**Stored rows:**
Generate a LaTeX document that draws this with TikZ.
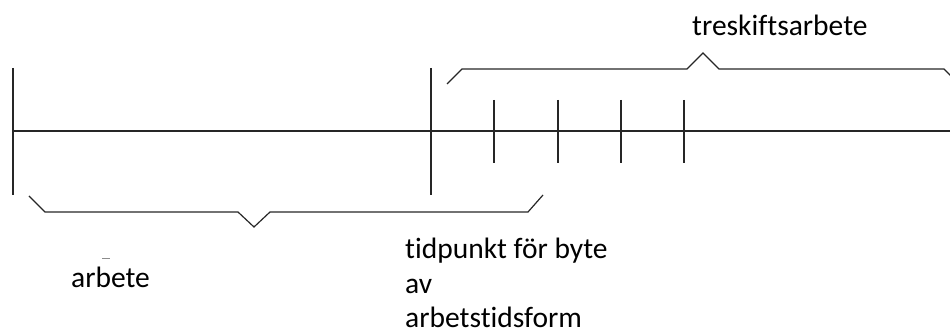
\documentclass[tikz,border=0pt]{standalone}
\usepackage{fontspec}
\setmainfont{Carlito}[Ligatures=NoCommon]
\begin{document}
\begin{tikzpicture}[x=1pt,y=-1pt,
  axis/.style={line width=1.2pt,draw=black!85},
  brace/.style={line width=1.2pt,draw=black!85,line join=miter},
  lbl/.style={anchor=base west,inner sep=0pt,font=\fontsize{29.5}{36}\selectfont}]
\useasboundingbox (0,0) rectangle (950,336);
\clip (0,0) rectangle (950,336);

% time axis
\coordinate (axL) at (13,131);
\coordinate (axR) at (955,131);
\draw[axis] (axL) -- (axR);

% boundaries of the periods
\coordinate (b0t) at (13,68);   \coordinate (b0b) at (13,195);
\coordinate (b1t) at (431,68);  \coordinate (b1b) at (431,195);
\draw[axis] (b0t) -- (b0b);
\draw[axis] (b1t) -- (b1b);

% shift changes
\foreach \x [count=\i] in {494,558,621,684}{
  \coordinate (s\i t) at (\x,100);
  \coordinate (s\i b) at (\x,163);
  \draw[axis] (s\i t) -- (s\i b);
}

% brace below the first period
\draw[brace] (29,196) -- (45,212) -- (238,212) -- (254,227) -- (270,212) -- (528,212) -- (543,195);

% brace above the three-shift period
\draw[brace] (447,84) -- (462,69) -- (687,69) -- (703,53) -- (719,69) -- (944,69) -- (958,83);

% labels
\node[lbl] (tre) at (692,36) {treskiftsarbete};
\node[lbl] (arb) at (71,288) {arbete};
\node[lbl] (tid1) at (405,259) {tidpunkt för byte};
\node[lbl] (tid2) at (405,293.5) {av};
\node[lbl] (tid3) at (405,328) {arbetstidsform};
\draw[line width=0.8pt,black!45] (102,258) -- (110,258);
\end{tikzpicture}
\end{document}
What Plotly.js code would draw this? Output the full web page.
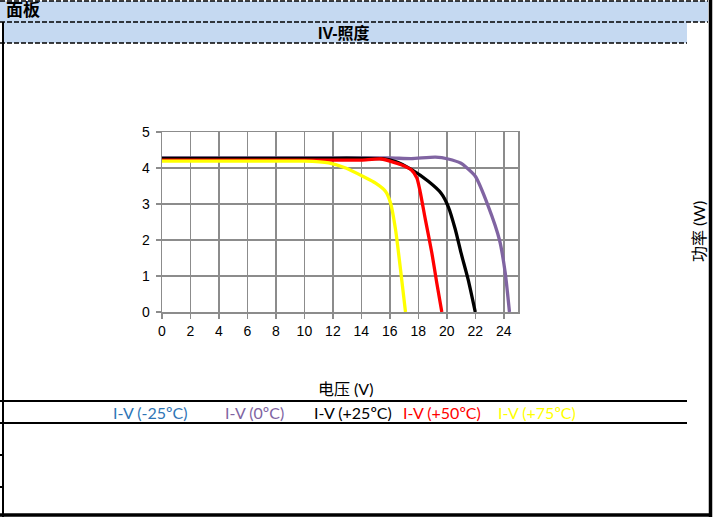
<!DOCTYPE html>
<html>
<head>
<meta charset="utf-8">
<script src="https://cdn.plot.ly/plotly-3.0.1.min.js"></script>
<style>
  html, body { margin: 0; padding: 0; background: #fff; }
  #chart { width: 718px; height: 517px; }
</style>
</head>
<body>
<div id="chart"></div>
<script>
// ---- Data (read from the reference) ----
const seriesNames = ["I-V (-25ºC)", "I-V (0ºC)", "I-V (+25ºC)", "I-V (+50ºC)", "I-V (+75ºC)"];
const seriesColors = ["#2e75b6", "#8064a2", "#000000", "#ff0000", "#ffff00"];

// -25 °C : not visible in the plot area (no points shown)
const vMinus25 = [];
const iMinus25 = [];

// 0 °C
const v0 = [0, 4, 8, 12, 16, 17.5, 19.2, 20.1, 21.0, 21.3, 22.0, 22.9, 23.7, 24.1, 24.4];
const i0 = [4.28, 4.28, 4.28, 4.28, 4.28, 4.26, 4.30, 4.25, 4.13, 4.04, 3.77, 2.95, 2.0, 1.1, 0];

// +25 °C
const v25 = [0, 4, 8, 12, 14, 15.5, 16.4, 17.5, 18.7, 19.6, 20.1, 20.6, 21.0, 21.5, 22.0];
const i25 = [4.27, 4.27, 4.27, 4.27, 4.27, 4.26, 4.18, 3.96, 3.63, 3.30, 2.93, 2.29, 1.64, 0.90, 0];

// +50 °C
const v50 = [0, 4, 8, 12, 14, 15.4, 16.8, 17.5, 17.9, 18.1, 18.5, 18.95, 19.3, 19.65];
const i50 = [4.22, 4.22, 4.22, 4.22, 4.22, 4.25, 4.09, 3.95, 3.72, 3.40, 2.56, 1.64, 0.80, 0];

// +75 °C
const v75 = [0, 4, 8, 10, 11.7, 12.9, 14.1, 15.0, 15.7, 16.05, 16.4, 16.75, 17.1];
const i75 = [4.19, 4.19, 4.19, 4.19, 4.14, 4.0, 3.77, 3.58, 3.35, 3.03, 2.29, 1.18, 0];

const xTickVals = [0, 2, 4, 6, 8, 10, 12, 14, 16, 18, 20, 22, 24];
const yTickVals = [0, 1, 2, 3, 4, 5];

const headerText = "面板";
const chartTitle = "IV-照度";
const xTitle = "电压 (V)";
const yTitle = "功率 (W)";

// ---- Geometry helpers (pixel -> paper) ----
const PL = 162, PR = 518, PT = 132, PB = 312;
const W = 718, H = 517;
const X = px => (px - PL) / (PR - PL);
const Y = py => (PB - py) / (PB - PT);

const lineFont = "Liberation Sans, Arial, sans-serif";
const calFont = "Lato, 'Noto Sans CJK SC', sans-serif";
const cjkBold = "Liberation Sans, 'Noto Sans CJK SC', sans-serif";

const xs = [vMinus25, v0, v25, v50, v75];
const ys = [iMinus25, i0, i25, i50, i75];

const traces = xs.map((x, k) => ({
  type: "scatter",
  mode: "lines",
  name: seriesNames[k],
  x: x,
  y: ys[k],
  line: { color: seriesColors[k], width: 3.3, shape: "spline", smoothing: 0.6 },
  hoverinfo: "x+y+name",
  cliponaxis: true
}));

const shapes = [];
function hline(y, x0, x1, w, dash) {
  shapes.push({ type: "line", xref: "paper", yref: "paper", x0: X(x0), x1: X(x1), y0: Y(y), y1: Y(y),
    line: { color: "#000", width: w, dash: dash || "solid" }, layer: "above" });
}
function vline(x, y0, y1, w) {
  shapes.push({ type: "line", xref: "paper", yref: "paper", x0: X(x), x1: X(x), y0: Y(y0), y1: Y(y1),
    line: { color: "#000", width: w }, layer: "above" });
}
// header bands
shapes.push({ type: "rect", xref: "paper", yref: "paper", x0: X(0), x1: X(708), y0: Y(22), y1: Y(1),
  fillcolor: "#c5d9f1", line: { width: 0 }, layer: "below" });
shapes.push({ type: "rect", xref: "paper", yref: "paper", x0: X(4), x1: X(687), y0: Y(43), y1: Y(22),
  fillcolor: "#c5d9f1", line: { width: 0 }, layer: "below" });
hline(1, 0, 708, 1.5, "5px,2px");
hline(22, 0, 708, 1.5, "5px,2px");
hline(43, 0, 687, 1.5, "5px,2px");
vline(3, 22, 517, 2);
hline(401, 0, 687, 2);
hline(423, 0, 687, 2);
hline(455, 0, 3, 2);
hline(487, 0, 3, 2);
vline(710.5, 0, 517, 3.5);
hline(515, 0, 712, 3.5);

const annotations = [
  { text: "<b>" + headerText + "</b>", x: X(4), y: Y(11), xanchor: "left", yanchor: "middle",
    font: { family: cjkBold, size: 17, color: "#000" } },
  { text: "<b>" + chartTitle + "</b>", x: X(344), y: Y(33), xanchor: "center", yanchor: "middle",
    font: { family: cjkBold, size: 16, color: "#000" } },
  { text: xTitle, x: X(345), y: Y(388), xanchor: "center", yanchor: "middle",
    font: { family: calFont, size: 16, color: "#000" } },
  { text: yTitle, x: X(698), y: Y(232), xanchor: "center", yanchor: "middle", textangle: -90,
    font: { family: calFont, size: 16, color: "#000" } }
];
const legendX = [150, 254, 353, 442, 537];
seriesNames.forEach((n, k) => {
  annotations.push({ text: n, x: X(legendX[k]), y: Y(412), xanchor: "center", yanchor: "middle",
    font: { family: calFont, size: 16, color: seriesColors[k] } });
});
annotations.forEach(a => { a.xref = "paper"; a.yref = "paper"; a.showarrow = false; });

const layout = {
  width: W, height: H,
  margin: { l: PL, r: W - PR, t: PT, b: H - PB, pad: 0 },
  paper_bgcolor: "#ffffff",
  plot_bgcolor: "#ffffff",
  showlegend: false,
  xaxis: {
    range: [0, 25], tickvals: xTickVals, ticktext: xTickVals.map(String),
    showgrid: true, gridcolor: "#8c8c8c", gridwidth: 1.5,
    showline: true, linecolor: "#8c8c8c", linewidth: 1.5, mirror: true,
    ticks: "outside", ticklen: 5, tickcolor: "#8c8c8c", tickwidth: 1.5,
    ticklabelstandoff: 1,
    tickfont: { family: lineFont, size: 14, color: "#000" },
    zeroline: false, fixedrange: true
  },
  yaxis: {
    range: [0, 5], tickvals: yTickVals, ticktext: yTickVals.map(String),
    showgrid: true, gridcolor: "#8c8c8c", gridwidth: 1.5,
    showline: true, linecolor: "#8c8c8c", linewidth: 1.5, mirror: true,
    ticks: "outside", ticklen: 5, tickcolor: "#8c8c8c", tickwidth: 1.5,
    ticklabelstandoff: 3,
    tickfont: { family: lineFont, size: 14, color: "#000" },
    zeroline: false, fixedrange: true
  },
  shapes: shapes,
  annotations: annotations
};

Plotly.newPlot("chart", traces, layout, { displayModeBar: false, staticPlot: true });
</script>
</body>
</html>
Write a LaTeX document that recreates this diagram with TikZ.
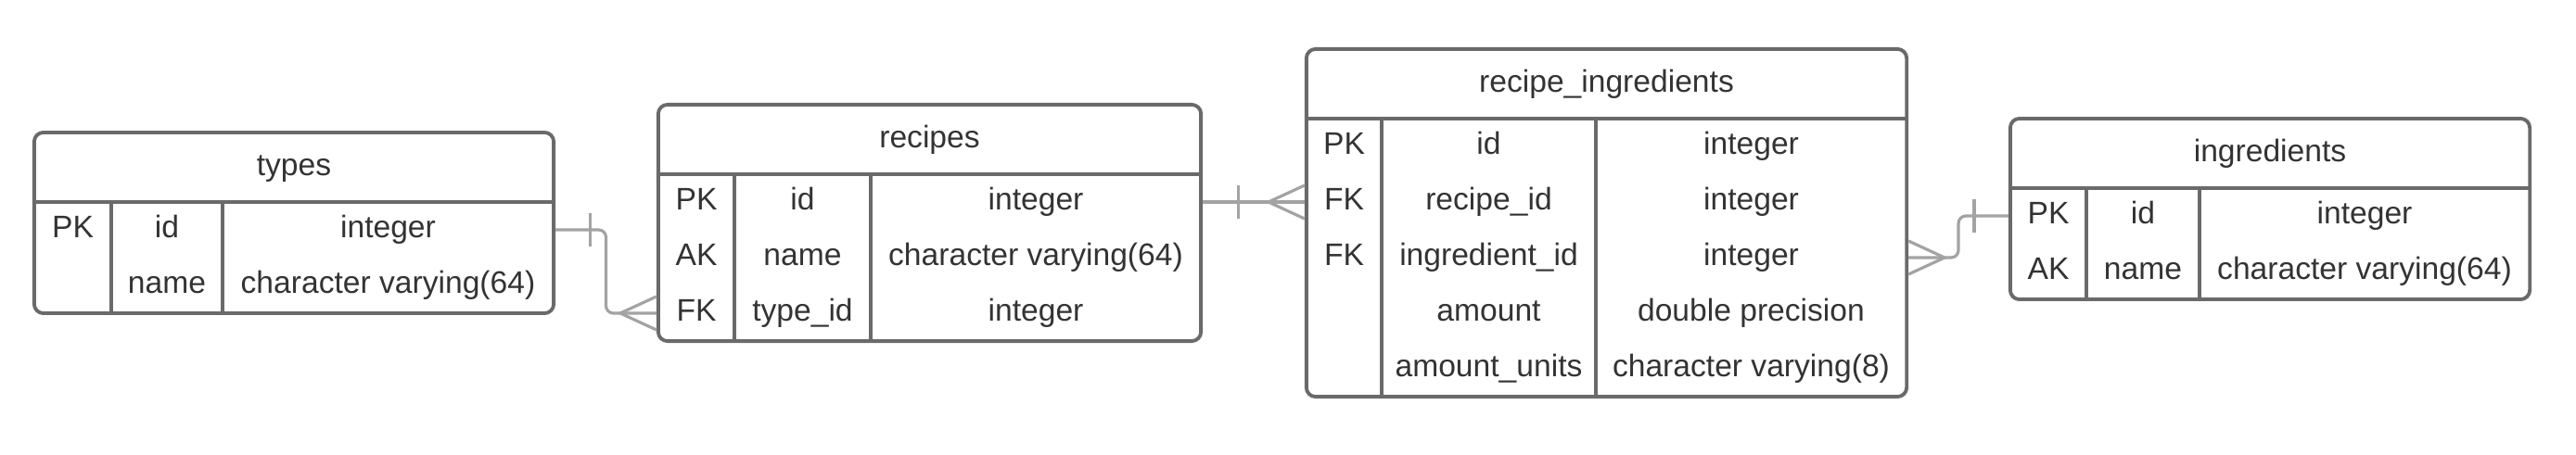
\documentclass[tikz,border=0pt]{standalone}
\usepackage{fontspec}
\setmainfont{Liberation Sans}
\usetikzlibrary{positioning}
\usetikzlibrary{calc}
\definecolor{boxgray}{HTML}{6A6A6A}
\definecolor{linkgray}{HTML}{A3A3A3}
\definecolor{txtgray}{HTML}{333333}
\tikzset{
    tbox/.style = {rectangle, rounded corners=0.1cm, line width=1.1pt, draw=boxgray, inner sep=0},
    tcell/.style = {inner sep=0, text=txtgray, text height=0.25cm, text depth=0.08cm},
    gridl/.style = {-, line width=1.1pt, boxgray},
    edgec/.style = {-, line width=0.9pt, linkgray, rounded corners=0.08cm},
    crow/.style = {-, line width=0.9pt, linkgray}, % feet and bars
}

\begin{document}
\begin{tikzpicture}[x=0.01cm, y=-0.01cm, font=\fontsize{9.56}{11}\selectfont]
\useasboundingbox (0,0) rectangle (2778,491);
% types
\node[tbox, minimum width=5.60cm, minimum height=1.95cm] at (317, 240.5) (types) {};
\node[tcell] at (317, 180.5) (ty-title) {types};
\node[tcell] at (78.5, 248) (ty-pk) {PK};
\node[tcell] at (180, 248) (ty-id) {id};
\node[tcell] at (418.5, 248) (ty-idt) {integer};
\node[tcell] at (180, 308) (ty-name) {name};
\node[tcell] at (418.5, 308) (ty-namet) {character varying(64)};
\draw[gridl] (37, 218) -- (597, 218);
\draw[gridl] (120, 218) -- (120, 338);
\draw[gridl] (240, 218) -- (240, 338);
% recipes
\node[tbox, minimum width=5.85cm, minimum height=2.55cm] at (1002.5, 240.5) (recipes) {};
\node[tcell] at (1002.5, 150.5) (re-title) {recipes};
\node[tcell] at (751, 218) (re-pk) {PK};
\node[tcell] at (865.5, 218) (re-id) {id};
\node[tcell] at (1117, 218) (re-idt) {integer};
\node[tcell] at (751, 278) (re-ak) {AK};
\node[tcell] at (865.5, 278) (re-name) {name};
\node[tcell] at (1117, 278) (re-namet) {character varying(64)};
\node[tcell] at (751, 338) (re-fk) {FK};
\node[tcell] at (865.5, 338) (re-tid) {type\_id};
\node[tcell] at (1117, 338) (re-tidt) {integer};
\draw[gridl] (710, 188) -- (1295, 188);
\draw[gridl] (792, 188) -- (792, 368);
\draw[gridl] (939, 188) -- (939, 368);
% recipe_ingredients
\node[tbox, minimum width=6.47cm, minimum height=3.75cm] at (1732.5, 240.5) (recing) {};
\node[tcell] at (1732.5, 90.5) (ri-title) {recipe\_ingredients};
\node[tcell] at (1449.5, 158) (ri-pk) {PK};
\node[tcell] at (1605.5, 158) (ri-id) {id};
\node[tcell] at (1888.5, 158) (ri-idt) {integer};
\node[tcell] at (1449.5, 218) (ri-fk1) {FK};
\node[tcell] at (1605.5, 218) (ri-rid) {recipe\_id};
\node[tcell] at (1888.5, 218) (ri-ridt) {integer};
\node[tcell] at (1449.5, 278) (ri-fk2) {FK};
\node[tcell] at (1605.5, 278) (ri-iid) {ingredient\_id};
\node[tcell] at (1888.5, 278) (ri-iidt) {integer};
\node[tcell] at (1605.5, 338) (ri-amt) {amount};
\node[tcell] at (1888.5, 338) (ri-amtt) {double precision};
\node[tcell] at (1605.5, 398) (ri-unit) {amount\_units};
\node[tcell] at (1888.5, 398) (ri-unitt) {character varying(8)};
\draw[gridl] (1409, 128) -- (2056, 128);
\draw[gridl] (1490, 128) -- (1490, 428);
\draw[gridl] (1721, 128) -- (1721, 428);
% ingredients
\node[tbox, minimum width=5.60cm, minimum height=1.95cm] at (2448, 225.5) (ingred) {};
\node[tcell] at (2448, 165.5) (in-title) {ingredients};
\node[tcell] at (2209, 233) (in-pk) {PK};
\node[tcell] at (2311, 233) (in-id) {id};
\node[tcell] at (2550, 233) (in-idt) {integer};
\node[tcell] at (2209, 293) (in-ak) {AK};
\node[tcell] at (2311, 293) (in-name) {name};
\node[tcell] at (2550, 293) (in-namet) {character varying(64)};
\draw[gridl] (2168, 203) -- (2728, 203);
\draw[gridl] (2250, 203) -- (2250, 323);
\draw[gridl] (2372, 203) -- (2372, 323);
%
\coordinate (ty-out) at (types.east |- ty-id);
\coordinate (re-in) at (recipes.west |- re-tid);
\coordinate (re-out) at (recipes.east |- re-id);
\coordinate (ri-in) at (recing.west |- ri-rid);
\coordinate (in-out) at (ingred.west |- in-id);
\coordinate (ri-out) at (recing.east |- ri-iid);
%
\draw[edgec] (ty-out) -| ($(ty-out)!0.5!(re-in)$) |- (re-in);
\draw[edgec] (re-out) -- (ri-in);
\draw[edgec] (in-out) -| ($(in-out)!0.5!(ri-out)$) |- (ri-out);
%
\draw[crow] (ty-out) ++(37,-18) -- ++(0,36);
\draw[crow] (re-in) ++(0,-18) -- ++(-39,18) -- ++(39,18);
\draw[crow] (re-out) ++(38,-18) -- ++(0,36);
\draw[crow] (ri-in) ++(0,-18) -- ++(-39,18) -- ++(39,18);
\draw[crow] (in-out) ++(-37,-18) -- ++(0,36);
\draw[crow] (ri-out) ++(0,-18) -- ++(39,18) -- ++(-39,18);

\end{tikzpicture}
\end{document}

**Exercise aim:**
Above are the records. Print exactly the lines from the one containing "What Plotly.js code" to the one containing "2.29, 1.18, 0];", both included, and nothing else; pictures are excluded.

**Solution for this exercise:**
What Plotly.js code would draw this? Output the full web page.
<!DOCTYPE html>
<html>
<head>
<meta charset="utf-8">
<script src="https://cdn.plot.ly/plotly-3.0.1.min.js"></script>
<style>
  html, body { margin: 0; padding: 0; background: #fff; }
  #chart { width: 718px; height: 517px; }
</style>
</head>
<body>
<div id="chart"></div>
<script>
// ---- Data (read from the reference) ----
const seriesNames = ["I-V (-25ºC)", "I-V (0ºC)", "I-V (+25ºC)", "I-V (+50ºC)", "I-V (+75ºC)"];
const seriesColors = ["#2e75b6", "#8064a2", "#000000", "#ff0000", "#ffff00"];

// -25 °C : not visible in the plot area (no points shown)
const vMinus25 = [];
const iMinus25 = [];

// 0 °C
const v0 = [0, 4, 8, 12, 16, 17.5, 19.2, 20.1, 21.0, 21.3, 22.0, 22.9, 23.7, 24.1, 24.4];
const i0 = [4.28, 4.28, 4.28, 4.28, 4.28, 4.26, 4.30, 4.25, 4.13, 4.04, 3.77, 2.95, 2.0, 1.1, 0];

// +25 °C
const v25 = [0, 4, 8, 12, 14, 15.5, 16.4, 17.5, 18.7, 19.6, 20.1, 20.6, 21.0, 21.5, 22.0];
const i25 = [4.27, 4.27, 4.27, 4.27, 4.27, 4.26, 4.18, 3.96, 3.63, 3.30, 2.93, 2.29, 1.64, 0.90, 0];

// +50 °C
const v50 = [0, 4, 8, 12, 14, 15.4, 16.8, 17.5, 17.9, 18.1, 18.5, 18.95, 19.3, 19.65];
const i50 = [4.22, 4.22, 4.22, 4.22, 4.22, 4.25, 4.09, 3.95, 3.72, 3.40, 2.56, 1.64, 0.80, 0];

// +75 °C
const v75 = [0, 4, 8, 10, 11.7, 12.9, 14.1, 15.0, 15.7, 16.05, 16.4, 16.75, 17.1];
const i75 = [4.19, 4.19, 4.19, 4.19, 4.14, 4.0, 3.77, 3.58, 3.35, 3.03, 2.29, 1.18, 0];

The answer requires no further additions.